The night of the Gala, after the search light is turned on; the scene shows the Partygoers walking the red carpet & ascending the stairs of the Museum.
But when the camera then pulls back, there is no line of People entering the Museum. And in later scenes, the Red Carpet is gone all together .
In the book by Douglas Preston and Lincoln Child, the monster has been in the museum's subbasement for around seven years, making the lair filled with either partially or fully decomposed skeletons completely plausible. However, in the movie they change the duration to only six weeks. The lair they find in the movie with tons of skeletons doesn't connect with the time it took for them to become that decomposed.
On board the Santos Morales, the detectives find big blood stains on the walls and floor. The blood is clearly dry, but is is still bright red, and is evidently paint. Dry blood is that old should be brown.
There is no such species as Rhinocerus Megarhinos.
The tank into which Margo falls only contains hot water, used to loosen skin from a carcass. At the time she enters this tank, it is switched off and the water is cold.

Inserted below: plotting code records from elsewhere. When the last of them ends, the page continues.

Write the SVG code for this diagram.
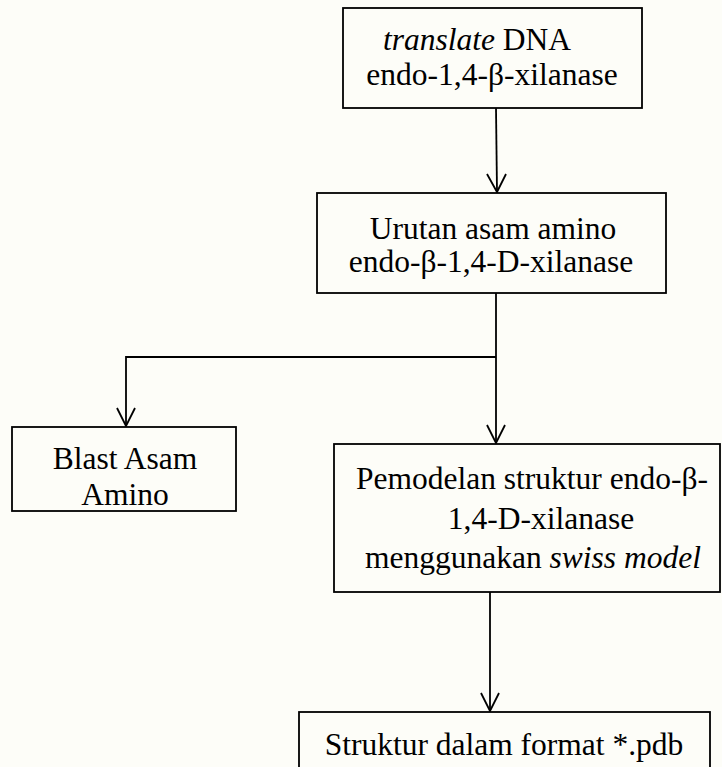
<svg xmlns="http://www.w3.org/2000/svg" width="722" height="767" viewBox="0 0 722 767">
<defs>
<style>
.box{fill:#fdfdf8;stroke:#000;stroke-width:1.8}
.t{font-family:"Liberation Serif","Times New Roman",serif;font-size:31.5px;fill:#000;text-anchor:middle}
.i{font-style:italic}
.c{fill:none;stroke:#000;stroke-width:1.8}
</style>
</defs>
<rect width="722" height="767" fill="#fdfdf8"/>
<g id="connectors">
<path class="c" d="M496,108 L497,192"/>
<path class="c" d="M496,293 L496,443"/>
<path class="c" d="M496,357 L126,357 L126,426"/>
<path class="c" d="M490,592 L490,711"/>
<path d="M487,174 L497,192 L506,174" class="c"/>
<path d="M487,425 L496,443 L505,425" class="c"/>
<path d="M117,408 L126,426 L135,408" class="c"/>
<path d="M481,693 L490,711 L499,693" class="c"/>
</g>
<g id="n1">
<rect class="box" x="343" y="8" width="299" height="100"/>
<text class="t" x="477" y="50"><tspan class="i">translate</tspan> DNA</text>
<text class="t" x="492" y="85">endo-1,4-β-xilanase</text>
</g>
<g id="n2">
<rect class="box" x="317" y="193" width="349" height="100"/>
<text class="t" x="493" y="239">Urutan asam amino</text>
<text class="t" x="491" y="272">endo-β-1,4-D-xilanase</text>
</g>
<g id="n3">
<rect class="box" x="12" y="427" width="224" height="84"/>
<text class="t" x="125" y="469">Blast Asam</text>
<text class="t" x="125" y="505">Amino</text>
</g>
<g id="n4">
<rect class="box" x="334" y="444" width="386" height="148"/>
<text class="t" x="532" y="489">Pemodelan struktur endo-β-</text>
<text class="t" x="541" y="529">1,4-D-xilanase</text>
<text class="t" x="533" y="568">menggunakan <tspan class="i">swiss model</tspan></text>
</g>
<g id="n5">
<rect class="box" x="299" y="712" width="411" height="70"/>
<text class="t" x="504" y="755">Struktur dalam format *.pdb</text>
</g>
</svg>
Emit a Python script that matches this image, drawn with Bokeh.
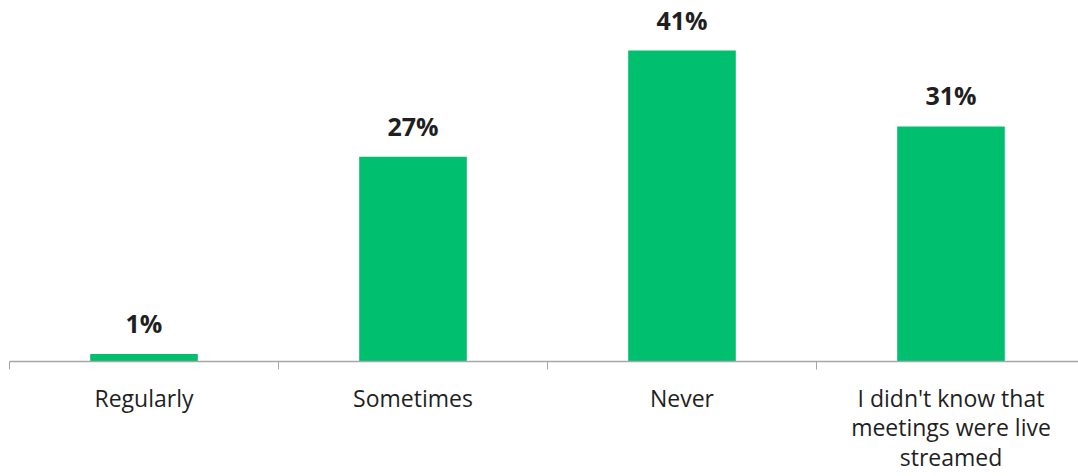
from bokeh.plotting import figure
from bokeh.models import ColumnDataSource, Range1d, FixedTicker, LabelSet
from bokeh.core.properties import value
from bokeh.embed import file_html
from bokeh.resources import INLINE

categories = ["Regularly", "Sometimes", "Never", "I didn't know that\nmeetings were live\nstreamed"]
values = [1, 27, 41, 31]
value_labels = ["1%", "27%", "41%", "31%"]

xs = list(range(len(categories)))
src = ColumnDataSource(dict(x=xs, top=values, lab=value_labels))

p = figure(width=1078, height=476, output_backend="svg", toolbar_location=None,
           x_range=Range1d(-0.5, len(categories) - 0.526), y_range=Range1d(0, 47.6),
           min_border_left=9, min_border_right=0, min_border_top=0, min_border_bottom=114)
p.outline_line_color = None
p.xgrid.visible = False
p.ygrid.visible = False
p.yaxis.visible = False

p.vbar(x="x", top="top", width=0.4, bottom=0, source=src, color="#00BF6F", line_color=None)

labels = LabelSet(x="x", y="top", text="lab", source=src, text_align="center",
                  text_baseline="alphabetic", y_offset=21, text_font=value("Open Sans"),
                  text_font_style="bold", text_font_size="25px", text_color="#1F1F1F")
p.add_layout(labels)

ax = p.xaxis[0]
ax.ticker = FixedTicker(ticks=xs, minor_ticks=[i - 0.5 for i in range(len(categories) + 1)])
ax.major_label_overrides = {i: c for i, c in enumerate(categories)}
ax.major_tick_out = 0
ax.major_tick_in = 0
ax.minor_tick_out = 8
ax.minor_tick_in = 0
ax.minor_tick_line_color = "#A6A6A6"
ax.axis_line_color = "#A6A6A6"
ax.axis_line_width = 1.5
ax.major_label_text_font = "Open Sans"
ax.major_label_text_font_size = "23px"
ax.major_label_text_color = "#1F1F1F"
ax.major_label_standoff = 12
ax.major_label_text_line_height = 0.93
ax.major_label_orientation = "horizontal"

open("out.html", "w").write(file_html(p, INLINE))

The movie places the first murder and the break-in for the crates on the same night. If the Kothoga had gotten to the crates, why did it need to kill. The fungus on the leaves were believed to be parasitic so they were destroyed along with the crates they came in during the day. Since the crates were destroyed, the Kothoga killed the guard at night.

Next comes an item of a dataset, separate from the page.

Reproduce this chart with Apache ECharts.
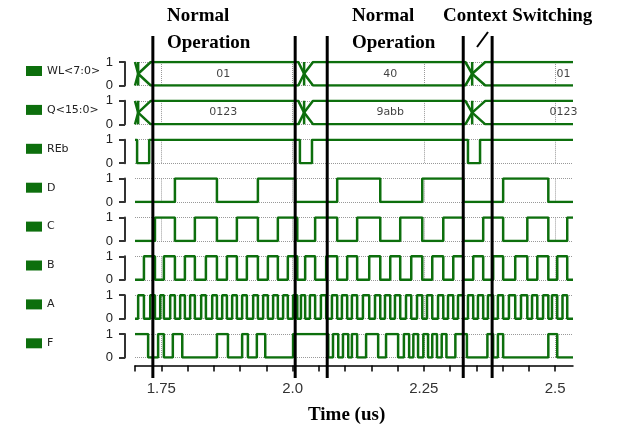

When the dead body of a cop falls from the ceiling during the gala night, the wire from which it is suspended can be seen briefly.
On the Silicon Graphics computers, one of the sound effects heard is a floppy disk drive access sound from an Apple Macintosh computer.
Dr. Whitney's crates containing the rare leaves are being shipped from Brazil, and the ship on which the kothoga journeys is "registered out of Brazil." Yet in the scene where Dr. Whitney races to try to keep the crates from shipping out, the captain and the dockworkers and crew are speaking Spanish rather than Portuguese.
The trip of the Santos Morales from Brazil to Chicago is not possible, let alone in six weeks. Although Lake Michigan is technically connected to the Atlantic Ocean, the ship would have to fly through Niagara Falls in order to get to Chicago. This is possible in the book, as it takes place in New York.
The ship's captain at the beginning is supposed to be speaking Brazilian Portuguese. In reality, he is speaking gibberish, mixing Spanish and Portuguese with a very basic grammatical structure.